Bernard Bajolet, who led the DGSE spy agency from 2013 to 2017, must appear in a criminal court outside Paris, a judge said, in an October 23 ruling seen by Agence France-Presse (AFP), on Tuesday, October 29.
He will face a charge of arbitrarily infringing on individual freedom as a holder of public office. There was "sufficient evidence" that Bajolet was involved "by giving instructions to enter into a conversation" in which it was "more than likely that pressure would be applied," the judge found.
The case focuses on a conversation at Paris's Charles de Gaulle airport between two agents and businessman Alain Dumenil, a longstanding bugbear of the DGSE. Dumenil, a French-Swiss dual national involved in numerous legal cases and business disputes, was stopped by police as he prepared to embark on a flight to Geneva in March 2016.
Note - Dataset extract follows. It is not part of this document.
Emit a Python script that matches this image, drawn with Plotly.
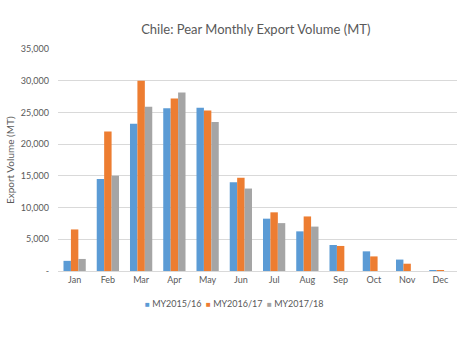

They brought him to the airport police station where two plain-clothes DGSE agents told him he must reimburse the French state €15 million ($16.2 million). The sum stems from a transaction the DGSE entered into with Dumenil, in the late 2000s.
In a practice aimed at shielding the agency from the risk of foreign occupation or other harm to the government, the spy outfit runs a business empire partly hidden from public or parliamentary scrutiny. Security sources have told AFP that the precise size of the DGSE's holdings is not officially known.
One company in which the DGSE and Dumenil had both invested was put into administration, while Dumenil himself was later charged over his own bankruptcy. Since then, the agency has insisted the businessman owes it the €15 million sum, which includes €3 million of interest.
Dumenil claims that, during the 2016 encounter, the DGSE agents threatened him in a bid to recover the money, including by showing him pictures of himself and his family in both Switzerland and Britain. They left when he said he would file a criminal complaint, he added.
Barjolet told the investigating magistrate that he agreed only to his agents interviewing Dumenil at the airport, but did not give detailed instructions as to its content.
"Beyond the trial of Bernard Bajolet, this will be the trial of the DGSE and the twisting of its work to private ends," Dumenil's lawyers William Bourdon and Nicolas Huc-Morel said in a statement after the judge's ruling.
The DGSE declined to comment on an open legal case.